RECORDED INFORMATION

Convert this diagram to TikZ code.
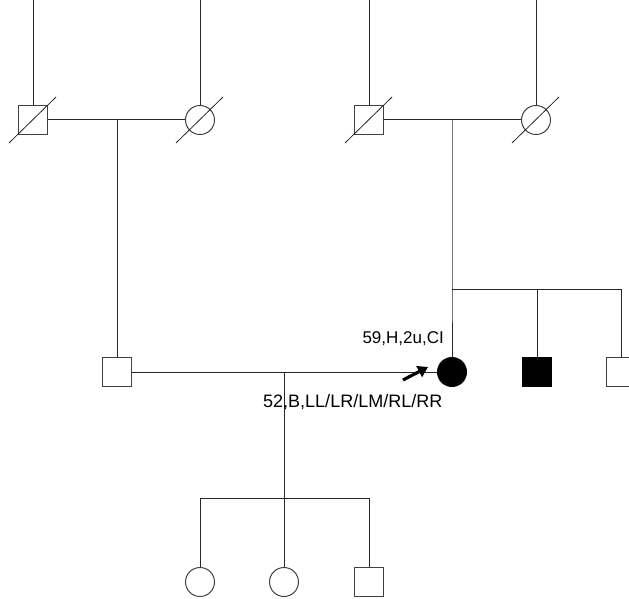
\documentclass[tikz,border=0pt]{standalone}
\usepackage{fontspec}
\setmainfont{Liberation Sans}
\usetikzlibrary{arrows.meta,calc}

\tikzset{
  male/.style={draw=black!75,line width=1pt,minimum size=29pt,inner sep=0pt,rectangle},
  female/.style={draw=black!75,line width=1pt,minimum size=29pt,inner sep=0pt,circle},
  affected/.style={fill=black,draw=black},
  pedline/.style={line width=1pt,black!85},
  deceased/.style={line width=0.8pt,black!85},
  probarrow/.style={line width=3.2pt,-{Triangle[length=10pt,width=12pt]}},
  pedlabel/.style={inner sep=0pt}
}

\begin{document}
\begin{tikzpicture}[x=1pt,y=-1pt]
\useasboundingbox (0,0) rectangle (629,599);

% grandparents, left
\node[male] (gf1) at (33,120) {};
\node[female] (gm1) at (200,120) {};
% grandparents, right
\node[male] (gf2) at (369,120) {};
\node[female] (gm2) at (536,120) {};

% parents and siblings
\node[male] (fa) at (117,372) {};
\node[female,affected] (pro) at (452,372) {};
\node[male,affected] (sib2) at (537,372) {};
\node[male] (sib3) at (621,372) {};

% children
\node[female] (k1) at (200,582) {};
\node[female] (k2) at (284,582) {};
\node[male] (k3) at (369,582) {};

\coordinate (t1) at (33,0);
\coordinate (t2) at (200,0);
\coordinate (t3) at (369,0);
\coordinate (t4) at (536,0);
\coordinate (m1) at (117,120);
\coordinate (m2) at (452,120);
\coordinate (s2) at (452,289);
\coordinate (s2b) at (537,289);
\coordinate (m3) at (284,372);
\coordinate (s3) at (284,498);

% lines to the top
\draw[pedline] (t1) -- (gf1);
\draw[pedline] (t2) -- (gm1);
\draw[pedline] (t3) -- (gf2);
\draw[pedline] (t4) -- (gm2);

% marriages and descent
\draw[pedline] (gf1) -- (gm1);
\draw[pedline] (m1) -- (fa);
\draw[pedline] (gf2) -- (gm2);
\draw[pedline] (m2) -- (s2) -- (pro);
\draw[pedline] (s2) -| (sib3);
\draw[pedline] (s2b) -- (sib2);
\draw[pedline] (fa) -- (pro);
\draw[pedline] (m3) -- (k2);
\draw[pedline] (s3) -| (k1);
\draw[pedline] (s3) -| (k3);

% deceased marks
\foreach \n in {gf1,gm1,gf2,gm2}
  \draw[deceased] ($(\n)+(-24,23)$) -- ($(\n)+(23,-23)$);

% proband
\coordinate (arrtail) at (403,380);
\coordinate (arrtip) at (428,367);
\draw[probarrow] (arrtail) -- (arrtip);

\node[pedlabel,anchor=east,font=\fontsize{17}{19}\selectfont] (lpro) at (444,339) {59,H,2u,CI};
\node[pedlabel,anchor=west,font=\fontsize{18}{20}\selectfont] (lfa) at (263,402) {52,B,LL/LR/LM/RL/RR};
\end{tikzpicture}
\end{document}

TO BE DONE
Repeat only the lines between the start of the data and the line with "(0,0) rectangle (629,599);", including those two lines, and skip the pictures.

EXERCISE RESULT
Convert this diagram to TikZ code.
\documentclass[tikz,border=0pt]{standalone}
\usepackage{fontspec}
\setmainfont{Liberation Sans}
\usetikzlibrary{arrows.meta,calc}

\tikzset{
  male/.style={draw=black!75,line width=1pt,minimum size=29pt,inner sep=0pt,rectangle},
  female/.style={draw=black!75,line width=1pt,minimum size=29pt,inner sep=0pt,circle},
  affected/.style={fill=black,draw=black},
  pedline/.style={line width=1pt,black!85},
  deceased/.style={line width=0.8pt,black!85},
  probarrow/.style={line width=3.2pt,-{Triangle[length=10pt,width=12pt]}},
  pedlabel/.style={inner sep=0pt}
}

\begin{document}
\begin{tikzpicture}[x=1pt,y=-1pt]
\useasboundingbox (0,0) rectangle (629,599);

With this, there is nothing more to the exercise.